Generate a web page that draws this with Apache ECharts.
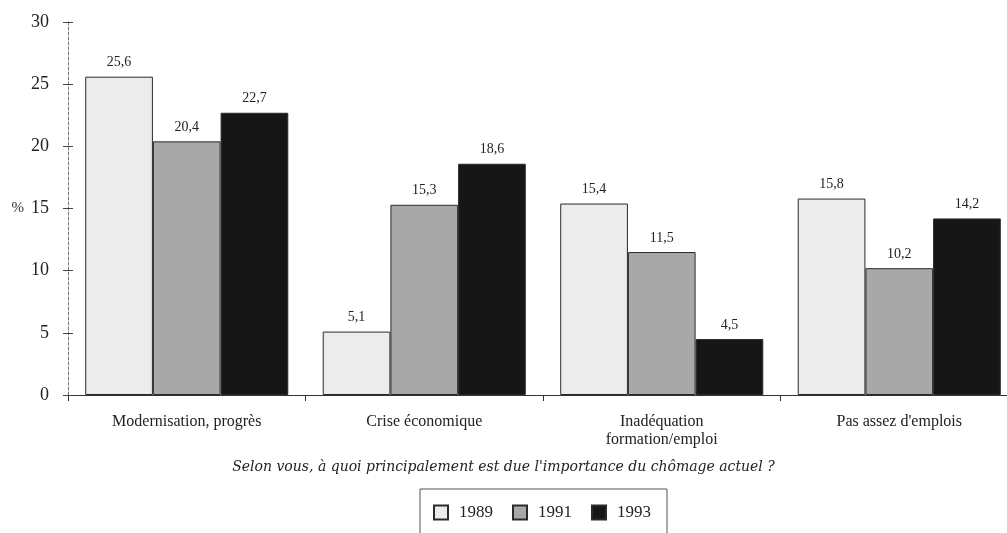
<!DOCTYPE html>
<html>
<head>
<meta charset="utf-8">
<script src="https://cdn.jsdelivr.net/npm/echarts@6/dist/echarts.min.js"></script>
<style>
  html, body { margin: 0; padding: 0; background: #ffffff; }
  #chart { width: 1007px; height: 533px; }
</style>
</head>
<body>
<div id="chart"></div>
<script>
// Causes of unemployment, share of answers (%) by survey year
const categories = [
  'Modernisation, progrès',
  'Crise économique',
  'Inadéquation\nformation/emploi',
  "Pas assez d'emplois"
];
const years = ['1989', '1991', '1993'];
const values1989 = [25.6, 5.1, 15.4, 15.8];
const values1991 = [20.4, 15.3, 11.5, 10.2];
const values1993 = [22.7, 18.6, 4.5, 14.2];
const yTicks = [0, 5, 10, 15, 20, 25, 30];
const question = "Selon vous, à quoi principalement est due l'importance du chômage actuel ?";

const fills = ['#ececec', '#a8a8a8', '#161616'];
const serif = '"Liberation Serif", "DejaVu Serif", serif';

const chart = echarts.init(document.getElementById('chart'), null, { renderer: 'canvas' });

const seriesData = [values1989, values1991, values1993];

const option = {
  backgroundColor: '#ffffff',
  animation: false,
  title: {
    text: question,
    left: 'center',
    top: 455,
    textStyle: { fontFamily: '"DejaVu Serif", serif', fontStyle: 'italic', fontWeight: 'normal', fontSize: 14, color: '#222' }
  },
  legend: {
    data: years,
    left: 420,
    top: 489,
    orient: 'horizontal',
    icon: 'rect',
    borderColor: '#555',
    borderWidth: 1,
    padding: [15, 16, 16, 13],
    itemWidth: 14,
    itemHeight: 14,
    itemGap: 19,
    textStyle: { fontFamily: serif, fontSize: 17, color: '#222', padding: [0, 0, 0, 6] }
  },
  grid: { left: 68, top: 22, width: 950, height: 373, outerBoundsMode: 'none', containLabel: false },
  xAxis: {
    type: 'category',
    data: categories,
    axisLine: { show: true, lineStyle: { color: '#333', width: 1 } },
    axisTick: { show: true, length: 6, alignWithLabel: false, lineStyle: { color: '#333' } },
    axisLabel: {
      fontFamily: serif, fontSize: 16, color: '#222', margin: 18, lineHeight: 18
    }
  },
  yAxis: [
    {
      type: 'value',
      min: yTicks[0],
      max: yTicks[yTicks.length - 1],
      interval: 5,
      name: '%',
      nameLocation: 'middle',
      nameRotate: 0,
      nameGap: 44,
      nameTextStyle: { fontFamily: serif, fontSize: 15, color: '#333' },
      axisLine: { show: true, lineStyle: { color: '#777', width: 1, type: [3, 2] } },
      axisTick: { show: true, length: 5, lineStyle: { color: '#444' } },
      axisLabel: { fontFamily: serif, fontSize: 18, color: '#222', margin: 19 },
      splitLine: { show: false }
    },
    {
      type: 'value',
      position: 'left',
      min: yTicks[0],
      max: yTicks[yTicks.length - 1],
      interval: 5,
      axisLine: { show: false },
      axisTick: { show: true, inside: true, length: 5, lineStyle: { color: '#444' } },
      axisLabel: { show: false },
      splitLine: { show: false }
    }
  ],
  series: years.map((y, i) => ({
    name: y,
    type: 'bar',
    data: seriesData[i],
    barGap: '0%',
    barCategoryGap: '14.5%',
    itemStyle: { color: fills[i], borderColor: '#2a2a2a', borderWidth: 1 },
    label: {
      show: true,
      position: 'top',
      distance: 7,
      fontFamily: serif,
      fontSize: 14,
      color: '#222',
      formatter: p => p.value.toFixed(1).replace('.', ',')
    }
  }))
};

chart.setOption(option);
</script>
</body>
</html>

□ □ □ □

• **THE TASK**
Extract, word for word, each line from the top of the data down to and including the line with "const seriesData = [values1989, values1991, values1993];"; skip the pictures.

• **TASK ANSWER**
Generate a web page that draws this with Apache ECharts.
<!DOCTYPE html>
<html>
<head>
<meta charset="utf-8">
<script src="https://cdn.jsdelivr.net/npm/echarts@6/dist/echarts.min.js"></script>
<style>
  html, body { margin: 0; padding: 0; background: #ffffff; }
  #chart { width: 1007px; height: 533px; }
</style>
</head>
<body>
<div id="chart"></div>
<script>
// Causes of unemployment, share of answers (%) by survey year
const categories = [
  'Modernisation, progrès',
  'Crise économique',
  'Inadéquation\nformation/emploi',
  "Pas assez d'emplois"
];
const years = ['1989', '1991', '1993'];
const values1989 = [25.6, 5.1, 15.4, 15.8];
const values1991 = [20.4, 15.3, 11.5, 10.2];
const values1993 = [22.7, 18.6, 4.5, 14.2];
const yTicks = [0, 5, 10, 15, 20, 25, 30];
const question = "Selon vous, à quoi principalement est due l'importance du chômage actuel ?";

const fills = ['#ececec', '#a8a8a8', '#161616'];
const serif = '"Liberation Serif", "DejaVu Serif", serif';

const chart = echarts.init(document.getElementById('chart'), null, { renderer: 'canvas' });

const seriesData = [values1989, values1991, values1993];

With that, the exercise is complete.